• _COLLECTED DATA_
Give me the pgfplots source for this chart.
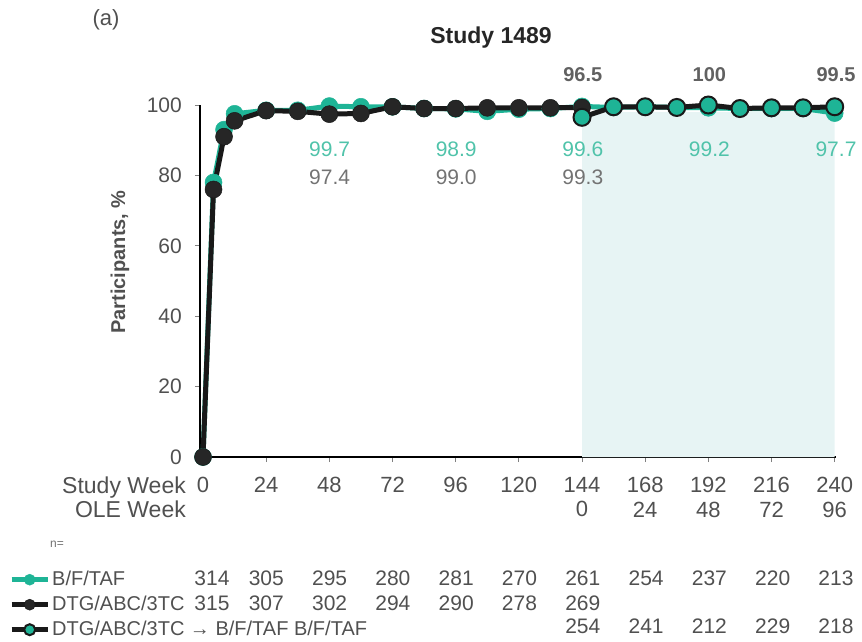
\documentclass[border=0pt]{standalone}
\usepackage{pgfplots}
\pgfplotsset{compat=1.18}
\usepackage{fontspec}
\setmainfont{Liberation Sans}
\definecolor{tealc}{RGB}{30,180,150}
\definecolor{tealtxt}{RGB}{80,195,170}
\definecolor{txtgray}{RGB}{80,80,80}
\definecolor{lblgray}{RGB}{115,115,115}
\definecolor{shade}{RGB}{231,244,244}
\newcommand{\fs}{\fontsize{21}{24}\selectfont}
\newcommand{\fx}{\fontsize{22}{24.5}\selectfont}
\begin{document}
\begin{tikzpicture}
\useasboundingbox (0pt,0pt) rectangle (862pt,641pt);
\begin{axis}[
  at={(200pt,184pt)}, anchor=south west,
  scale only axis, width=636pt, height=352pt,
  xmin=-1.14, xmax=240.5, ymin=0, ymax=100,
  axis x line*=bottom, axis y line*=left,
  axis line style={line width=2.2pt, -},
  xtick={0,24,...,240}, ytick={0,20,...,100},
  xticklabels={0,24,48,72,96,120,{144\\0},{168\\24},{192\\48},{216\\72},{240\\96}},
  tick align=outside, major tick length=5pt,
  tick style={line width=1pt, color=gray},
  x tick label style={align=center, font=\fx, text=txtgray, inner sep=0pt, yshift=-15pt},
  y tick label style={font=\fs, text=txtgray, inner sep=0pt, xshift=-13pt},
  /pgf/number format/assume math mode=true,
  clip=false,
  legend cell align=left,
  legend style={at={(-0.3003,-0.3125)}, anchor=north west, draw=none, fill=none,
    font=\fontsize{20}{24}\selectfont, text=txtgray, inner sep=0pt, row sep=0pt,
    nodes={text height=16pt, text depth=5pt, inner sep=2pt}},
]
\addplot[fill=shade, draw=none, forget plot] coordinates {(144,0) (240,0) (240,98) (144,98)} \closedcycle;
\addplot[tealc, line width=5pt, mark=*, mark size=8.5pt, mark options={fill=tealc, draw=tealc, line width=0.5pt},
  legend image code/.code={\draw[mark repeat=2, mark phase=2, line width=5pt, mark size=5.5pt] plot coordinates {(0pt,0pt) (18pt,0pt) (36pt,0pt)};}]
coordinates {(0,0) (4,78) (8,93) (12,97.5) (24,98.5) (36,98.5) (48,99.7) (60,99.5) (72,99.5) (84,99) (96,98.9) (108,98.2) (120,98.8) (132,99) (144,99.6) (156,99.3) (168,99.5) (180,99.3) (192,99.2) (204,99) (216,99) (228,99) (240,97.7)};
\addlegendentry{B/F/TAF}
\addplot[black!90, line width=5pt, mark=*, mark size=8.5pt, mark options={fill=black!85, draw=black!90, line width=0.5pt},
  legend image code/.code={\draw[mark repeat=2, mark phase=2, line width=5pt, mark size=5.5pt] plot coordinates {(0pt,0pt) (18pt,0pt) (36pt,0pt)};}]
coordinates {(0,0) (4,76) (8,91) (12,95.5) (24,98.4) (36,98.2) (48,97.4) (60,97.6) (72,99.5) (84,99) (96,99.0) (108,99.2) (120,99.2) (132,99.2) (144,99.3)};
\addlegendentry{DTG/ABC/3TC}
\addplot[black!90, line width=5pt, mark=*, mark size=8.5pt, mark options={fill=tealc, draw=black!90, line width=2pt},
  legend image code/.code={\draw[mark repeat=2, mark phase=2, line width=5pt, mark size=5.5pt] plot coordinates {(0pt,0pt) (18pt,0pt) (36pt,0pt)};}]
coordinates {(144,96.5) (156,99.5) (168,99.5) (180,99.3) (192,100) (204,99) (216,99.2) (228,99.2) (240,99.5)};
\addlegendentry{DTG/ABC/3TC \textrightarrow\ B/F/TAF B/F/TAF}
\end{axis}
% titles and labels
\node[font=\fontsize{22}{24}\selectfont, text=txtgray] at (106pt,621pt) {(a)};
\node[font=\bfseries\fontsize{23}{26}\selectfont, text=black!85] at (491pt,603pt) {Study 1489};
\node[font=\bfseries\fontsize{20}{24}\selectfont, text=txtgray, rotate=90] at (120pt,379pt) {Participants, \%};
\node[font=\fontsize{23}{25}\selectfont, text=txtgray, anchor=base east, inner sep=0pt] at (186pt,148pt) {Study Week};
\node[font=\fontsize{23}{25}\selectfont, text=txtgray, anchor=base east, inner sep=0pt] at (186pt,124pt) {OLE Week};
\node[font=\fontsize{12}{14}\selectfont, text=lblgray, anchor=base west, inner sep=0pt] at (50pt,94pt) {n=};
% value labels
\foreach \w/\v in {144/96.5,192/100,240/99.5}
  \node[font=\bfseries\fontsize{20}{24}\selectfont, text=txtgray!90, anchor=base] at ({203pt+2.6375pt*\w},559pt) {\v};
\foreach \w/\v in {48/99.7,96/98.9,144/99.6,192/99.2,240/97.7}
  \node[font=\fs, text=tealtxt, anchor=base] at ({203pt+2.6375pt*\w},484pt) {\v};
\foreach \w/\v in {48/97.4,96/99.0,144/99.3}
  \node[font=\fs, text=lblgray, anchor=base] at ({203pt+2.6375pt*\w},456pt) {\v};
% n table
\node[font=\fs, text=txtgray, anchor=base] at (212pt,56pt) {314};
\node[font=\fs, text=txtgray, anchor=base] at (212pt,31pt) {315};
\foreach \w/\n in {24/305,48/295,72/280,96/281,120/270,144/261,168/254,192/237,216/220,240/213}
  \node[font=\fs, text=txtgray, anchor=base] at ({203pt+2.6375pt*\w},56pt) {\n};
\foreach \w/\n in {24/307,48/302,72/294,96/290,120/278,144/269}
  \node[font=\fs, text=txtgray, anchor=base] at ({203pt+2.6375pt*\w},31pt) {\n};
\foreach \w/\n in {144/254,168/241,192/212,216/229,240/218}
  \node[font=\fs, text=txtgray, anchor=base] at ({203pt+2.6375pt*\w},8pt) {\n};
\end{tikzpicture}
\end{document}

• _EXERCISE PROMPT_
Leave every image out, and retype the material exactly.

• _IN RESPONSE_
Give me the pgfplots source for this chart.
\documentclass[border=0pt]{standalone}
\usepackage{pgfplots}
\pgfplotsset{compat=1.18}
\usepackage{fontspec}
\setmainfont{Liberation Sans}
\definecolor{tealc}{RGB}{30,180,150}
\definecolor{tealtxt}{RGB}{80,195,170}
\definecolor{txtgray}{RGB}{80,80,80}
\definecolor{lblgray}{RGB}{115,115,115}
\definecolor{shade}{RGB}{231,244,244}
\newcommand{\fs}{\fontsize{21}{24}\selectfont}
\newcommand{\fx}{\fontsize{22}{24.5}\selectfont}
\begin{document}
\begin{tikzpicture}
\useasboundingbox (0pt,0pt) rectangle (862pt,641pt);
\begin{axis}[
  at={(200pt,184pt)}, anchor=south west,
  scale only axis, width=636pt, height=352pt,
  xmin=-1.14, xmax=240.5, ymin=0, ymax=100,
  axis x line*=bottom, axis y line*=left,
  axis line style={line width=2.2pt, -},
  xtick={0,24,...,240}, ytick={0,20,...,100},
  xticklabels={0,24,48,72,96,120,{144\\0},{168\\24},{192\\48},{216\\72},{240\\96}},
  tick align=outside, major tick length=5pt,
  tick style={line width=1pt, color=gray},
  x tick label style={align=center, font=\fx, text=txtgray, inner sep=0pt, yshift=-15pt},
  y tick label style={font=\fs, text=txtgray, inner sep=0pt, xshift=-13pt},
  /pgf/number format/assume math mode=true,
  clip=false,
  legend cell align=left,
  legend style={at={(-0.3003,-0.3125)}, anchor=north west, draw=none, fill=none,
    font=\fontsize{20}{24}\selectfont, text=txtgray, inner sep=0pt, row sep=0pt,
    nodes={text height=16pt, text depth=5pt, inner sep=2pt}},
]
\addplot[fill=shade, draw=none, forget plot] coordinates {(144,0) (240,0) (240,98) (144,98)} \closedcycle;
\addplot[tealc, line width=5pt, mark=*, mark size=8.5pt, mark options={fill=tealc, draw=tealc, line width=0.5pt},
  legend image code/.code={\draw[mark repeat=2, mark phase=2, line width=5pt, mark size=5.5pt] plot coordinates {(0pt,0pt) (18pt,0pt) (36pt,0pt)};}]
coordinates {(0,0) (4,78) (8,93) (12,97.5) (24,98.5) (36,98.5) (48,99.7) (60,99.5) (72,99.5) (84,99) (96,98.9) (108,98.2) (120,98.8) (132,99) (144,99.6) (156,99.3) (168,99.5) (180,99.3) (192,99.2) (204,99) (216,99) (228,99) (240,97.7)};
\addlegendentry{B/F/TAF}
\addplot[black!90, line width=5pt, mark=*, mark size=8.5pt, mark options={fill=black!85, draw=black!90, line width=0.5pt},
  legend image code/.code={\draw[mark repeat=2, mark phase=2, line width=5pt, mark size=5.5pt] plot coordinates {(0pt,0pt) (18pt,0pt) (36pt,0pt)};}]
coordinates {(0,0) (4,76) (8,91) (12,95.5) (24,98.4) (36,98.2) (48,97.4) (60,97.6) (72,99.5) (84,99) (96,99.0) (108,99.2) (120,99.2) (132,99.2) (144,99.3)};
\addlegendentry{DTG/ABC/3TC}
\addplot[black!90, line width=5pt, mark=*, mark size=8.5pt, mark options={fill=tealc, draw=black!90, line width=2pt},
  legend image code/.code={\draw[mark repeat=2, mark phase=2, line width=5pt, mark size=5.5pt] plot coordinates {(0pt,0pt) (18pt,0pt) (36pt,0pt)};}]
coordinates {(144,96.5) (156,99.5) (168,99.5) (180,99.3) (192,100) (204,99) (216,99.2) (228,99.2) (240,99.5)};
\addlegendentry{DTG/ABC/3TC \textrightarrow\ B/F/TAF B/F/TAF}
\end{axis}
% titles and labels
\node[font=\fontsize{22}{24}\selectfont, text=txtgray] at (106pt,621pt) {(a)};
\node[font=\bfseries\fontsize{23}{26}\selectfont, text=black!85] at (491pt,603pt) {Study 1489};
\node[font=\bfseries\fontsize{20}{24}\selectfont, text=txtgray, rotate=90] at (120pt,379pt) {Participants, \%};
\node[font=\fontsize{23}{25}\selectfont, text=txtgray, anchor=base east, inner sep=0pt] at (186pt,148pt) {Study Week};
\node[font=\fontsize{23}{25}\selectfont, text=txtgray, anchor=base east, inner sep=0pt] at (186pt,124pt) {OLE Week};
\node[font=\fontsize{12}{14}\selectfont, text=lblgray, anchor=base west, inner sep=0pt] at (50pt,94pt) {n=};
% value labels
\foreach \w/\v in {144/96.5,192/100,240/99.5}
  \node[font=\bfseries\fontsize{20}{24}\selectfont, text=txtgray!90, anchor=base] at ({203pt+2.6375pt*\w},559pt) {\v};
\foreach \w/\v in {48/99.7,96/98.9,144/99.6,192/99.2,240/97.7}
  \node[font=\fs, text=tealtxt, anchor=base] at ({203pt+2.6375pt*\w},484pt) {\v};
\foreach \w/\v in {48/97.4,96/99.0,144/99.3}
  \node[font=\fs, text=lblgray, anchor=base] at ({203pt+2.6375pt*\w},456pt) {\v};
% n table
\node[font=\fs, text=txtgray, anchor=base] at (212pt,56pt) {314};
\node[font=\fs, text=txtgray, anchor=base] at (212pt,31pt) {315};
\foreach \w/\n in {24/305,48/295,72/280,96/281,120/270,144/261,168/254,192/237,216/220,240/213}
  \node[font=\fs, text=txtgray, anchor=base] at ({203pt+2.6375pt*\w},56pt) {\n};
\foreach \w/\n in {24/307,48/302,72/294,96/290,120/278,144/269}
  \node[font=\fs, text=txtgray, anchor=base] at ({203pt+2.6375pt*\w},31pt) {\n};
\foreach \w/\n in {144/254,168/241,192/212,216/229,240/218}
  \node[font=\fs, text=txtgray, anchor=base] at ({203pt+2.6375pt*\w},8pt) {\n};
\end{tikzpicture}
\end{document}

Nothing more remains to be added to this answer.